The pattern extended to whether men chose marriage at all. Thirty-two percent of men homozygous for the 334 allele were unmarried, compared to 17% of men without it. And the effect wasn’t invisible to their partners. Women married to men carrying one or two copies of the 334 allele rated their relationships lower on measures of affection, agreement, and togetherness. Notably, this association between the vasopressin receptor gene and bonding behavior was significant in men but not in women, suggesting the genetic influence on pair bonding operates differently across sexes.

What “41% Heritable” Actually Means

The 41% heritability figure comes from twin studies, which compare the behavior of identical twins (who share all their DNA) with fraternal twins (who share about half). When identical twins are more similar in their infidelity patterns than fraternal twins, the difference points to a genetic contribution. For infidelity, that contribution is moderate. For comparison, height is about 80% heritable, and personality traits like extraversion land around 50%.

A common misunderstanding is that 41% heritable means a person with “infidelity genes” has a 41% chance of cheating. That’s not how heritability works. It’s a population-level statistic describing how much of the overall variation in a behavior across a group of people can be attributed to genetic differences. It says nothing definitive about any single individual. Two people with identical genetic risk profiles can end up in completely different places depending on their relationships, values, attachment history, and circumstances.

Why These Genes Persist

From an evolutionary standpoint, genes that promote extra-pair mating have had reasons to stick around. The dominant theory focuses on genetic diversity: women who mated with multiple partners may have produced offspring with a wider range of immune profiles and other traits, giving some of those children a survival edge. For men, the calculus is simpler in evolutionary terms, as additional mating opportunities meant additional chances to pass on genes.

There’s also a less intuitive explanation. Research in evolutionary biology suggests that a predisposition toward extra-pair mating in women may not have been directly selected for at all. Instead, it may be a byproduct of selection pressure on men. Because men and women share most of their genome, genes that promote mating variety in men can carry over into women even if they don’t confer the same reproductive advantage. This kind of indirect selection has been well documented in bird species and is now being explored in humans.

Genes Are Not a Get-Out-of-Jail-Free Card

Researchers who study the genetics of infidelity are consistently careful to make one point: these gene variants are not deterministic. Having the 7-repeat dopamine allele or the 334 vasopressin allele increases statistical risk, but plenty of carriers never cheat, and plenty of people without these variants do. The researchers behind the DRD4 study explicitly warned against interpreting their findings as evidence for a “cheating gene.”

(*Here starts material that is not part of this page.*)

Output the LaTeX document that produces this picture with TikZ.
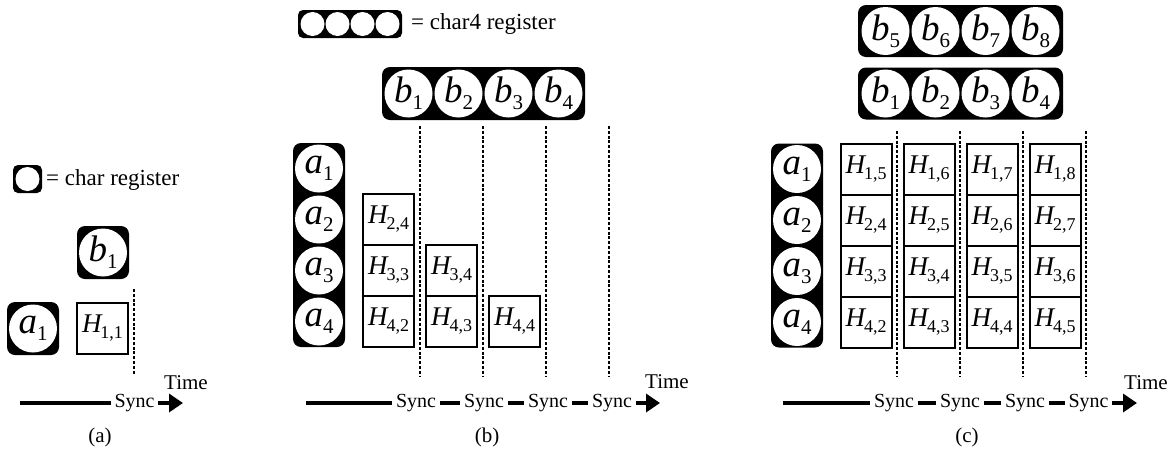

Efforts to isolate specific genes that reliably predict infidelity have been largely unsuccessful. Twin studies confirm a genetic component exists, but when researchers try to pin it to individual genes, the links are either modest or inconsistent across studies. The heritability estimate for infidelity was actually higher in men in one major study, yet that same study found no links to specific genes for men and only tenuous links for women. This gap between knowing genetics matters and knowing exactly which genes matter is a common challenge in behavioral genetics.

What this means in practical terms is that genetic testing for infidelity risk is not meaningful. No commercially available test can predict whether someone will be faithful, and the science doesn’t support using gene variants as evidence of character. The genetic influences on cheating are real but diffuse, spread across multiple genes that each contribute a small nudge toward novelty-seeking, weaker bonding, or higher impulsivity. Those nudges interact with everything else in a person’s life: their attachment style, their satisfaction in a relationship, their moral framework, their opportunities, and their conscious choices.